Thousands Missing on Registrar’s List
Several thousand voters in Los Angeles County went to their polling places Tuesday, only to find they weren’t on the list--the unintended victims of the county’s stepped-up efforts to combat suspected widespread voter registration fraud.
The voters who did show up were given “provisional” ballots and allowed to vote while the county investigates whether they were legally registered, said county Registrar of Voters Conny McCormack.
Over the past several months, McCormack and her staff had concluded that two voter outreach groups had registered as many as 16,000 voters through potentially fraudulent means. When the county sent those new registrants a follow-up confirmation card, most came back as being undeliverable, either because the people appeared to be fictitious or didn’t live at the addresses listed, McCormack said.

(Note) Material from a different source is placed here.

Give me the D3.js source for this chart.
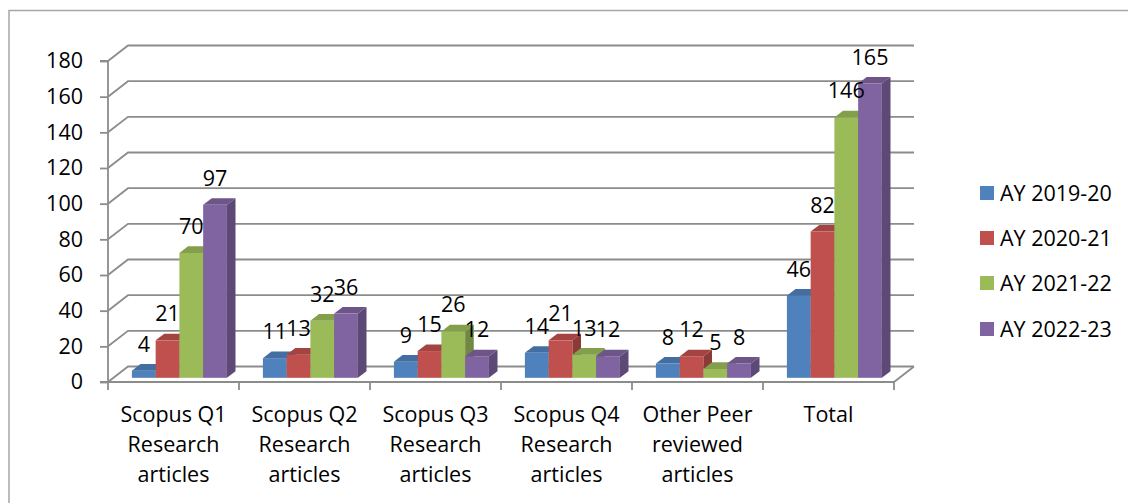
<!DOCTYPE html>
<html>
<head>
<meta charset="utf-8">
<script src="https://cdn.jsdelivr.net/npm/d3@7"></script>
<style>
  html, body { margin: 0; padding: 0; background: #fff; }
  svg { display: block; }
  text { font-family: "Open Sans", Lato, sans-serif; fill: #000; }
</style>
</head>
<body>
<svg id="chart" width="1128" height="503"></svg>
<script>
const categories = [
  ["Scopus Q1", "Research", "articles"],
  ["Scopus Q2", "Research", "articles"],
  ["Scopus Q3", "Research", "articles"],
  ["Scopus Q4", "Research", "articles"],
  ["Other Peer", "reviewed", "articles"],
  ["Total"]
];
const seriesNames = ["AY 2019-20", "AY 2020-21", "AY 2021-22", "AY 2022-23"];
const seriesColors = ["#4F81BD", "#C0504D", "#9BBB59", "#8064A2"];
const ay2019 = [4, 11, 9, 14, 8, 46];
const ay2020 = [21, 13, 15, 21, 12, 82];
const ay2021 = [70, 32, 26, 13, 5, 146];
const ay2022 = [97, 36, 12, 12, 8, 165];
const seriesValues = [ay2019, ay2020, ay2021, ay2022];
const yTicks = [0, 20, 40, 60, 80, 100, 120, 140, 160, 180];

const svg = d3.select("#chart");
const catKeys = categories.map(c => c.join(" "));
const FONT = "'Open Sans', Lato, sans-serif";
const FS = 21.5;

// layout
const plotLeft = 108, plotRight = 894, plotBottom = 382, plotTop = 61;
const depth = { dx: 20, dy: -15.5 };
const barFront = 0.27, barBack = 0.70;
const gridColor = "#8c8c8c";

const x0 = d3.scaleBand().domain(catKeys).range([plotLeft, plotRight]).paddingInner(0).paddingOuter(0);
const groupOffset = 18.5;
const barW = 23.75;
const x1 = d3.scaleBand().domain(seriesNames).range([0, barW * 4]);
const y = d3.scaleLinear().domain([0, 180]).range([plotBottom, plotTop]);

// outer frame
svg.append("rect")
  .attr("x", 9).attr("y", 10.5).attr("width", 1130).attr("height", 500)
  .attr("fill", "none").attr("stroke", "#a6a6a6").attr("stroke-width", 1.5);

const grid = svg.append("g");
yTicks.forEach(t => {
  const yy = y(t);
  grid.append("path")
    .attr("d", `M${plotLeft},${yy}L${plotLeft + depth.dx},${yy + depth.dy}L${plotRight + depth.dx},${yy + depth.dy}`)
    .attr("fill", "none").attr("stroke", gridColor).attr("stroke-width", 1.8);
});
grid.append("path")
  .attr("d", `M${plotLeft},${plotBottom}L${plotRight},${plotBottom}L${plotRight + depth.dx},${plotBottom + depth.dy}`)
  .attr("fill", "none").attr("stroke", gridColor).attr("stroke-width", 1.8);

// y axis
const yAxis = d3.axisLeft(y).tickValues(yTicks).tickSize(8).tickPadding(17);
const gy = svg.append("g").attr("transform", `translate(${plotLeft},0)`).call(yAxis);
gy.select(".domain").attr("stroke", gridColor).attr("stroke-width", 1.8).attr("d", `M-8,${plotTop}H0V${plotBottom}H-8`);
gy.selectAll(".tick line").attr("stroke", gridColor).attr("stroke-width", 1.8);
gy.selectAll(".tick text").attr("font-size", FS).attr("font-family", FONT).attr("fill", "#000");

// x axis ticks at category boundaries
const xBounds = catKeys.map(k => x0(k)).concat([plotRight]);
svg.append("g").selectAll("line").data(xBounds).join("line")
  .attr("x1", d => d).attr("x2", d => d)
  .attr("y1", plotBottom).attr("y2", plotBottom + 8)
  .attr("stroke", gridColor).attr("stroke-width", 1.8);

// category labels
const catG = svg.append("g");
categories.forEach((lines, i) => {
  const cx = x0(catKeys[i]) + x0.bandwidth() / 2;
  const t = catG.append("text").attr("text-anchor", "middle").attr("font-size", FS);
  lines.forEach((ln, j) => {
    t.append("tspan").attr("x", cx).attr("y", 422 + j * 30).text(ln);
  });
});

// bars
const barsG = svg.append("g");
const labelsG = svg.append("g");
const fx = depth.dx * barFront, fy = depth.dy * barFront;
const bx = depth.dx * (barBack - barFront), by = depth.dy * (barBack - barFront);
catKeys.forEach((k, ci) => {
  seriesNames.forEach((s, si) => {
    const v = seriesValues[si][ci];
    const xl = x0(k) + groupOffset + x1(s) + fx;
    const xr = xl + barW;
    const yb = y(0) + fy;
    const yt = y(v) + fy;
    const base = d3.color(seriesColors[si]);
    barsG.append("rect")
      .attr("x", xl).attr("y", yt).attr("width", barW).attr("height", yb - yt)
      .attr("fill", base.formatHex());
    barsG.append("path")
      .attr("d", `M${xl},${yt}L${xl + bx},${yt + by}L${xr + bx},${yt + by}L${xr},${yt}Z`)
      .attr("fill", base.darker(0.45).formatHex());
    barsG.append("path")
      .attr("d", `M${xr},${yt}L${xr + bx},${yt + by}L${xr + bx},${yb + by}L${xr},${yb}Z`)
      .attr("fill", base.darker(0.9).formatHex());
    labelsG.append("text")
      .attr("x", xl + barW / 2).attr("y", yt - 19)
      .attr("text-anchor", "middle").attr("font-size", FS)
      .text(v);
  });
});

// legend
const legendY = [193, 238, 283, 329];
const lg = svg.append("g");
seriesNames.forEach((s, i) => {
  lg.append("rect").attr("x", 980).attr("y", legendY[i] - 7).attr("width", 14).attr("height", 14)
    .attr("fill", seriesColors[i]);
  lg.append("text").attr("x", 1000).attr("y", legendY[i]).attr("dy", "0.35em")
    .attr("font-size", FS).text(s);
});
</script>
</body>
</html>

That led McCormack and investigators from the district attorney’s office to conclude that workers employed by the two registration groups were submitting fake names in order to get paid more money. Or, she said, they took real names from the phone book, but gave them other addresses.
As a precaution, the county did not add any of those names to the voter rolls. So if those voters showed up Tuesday, there was no record of them being eligible to vote, McCormack said.
McCormack said Tuesday that only five of the 16,000 newly registered voters applied for absentee ballots, so it appears that the two groups were not trying to influence a campaign through the manipulation of absentee ballots.
“I just think it was tied to bounty hunters trying to make money,” said McCormack. She said a criminal investigation into the matter is continuing.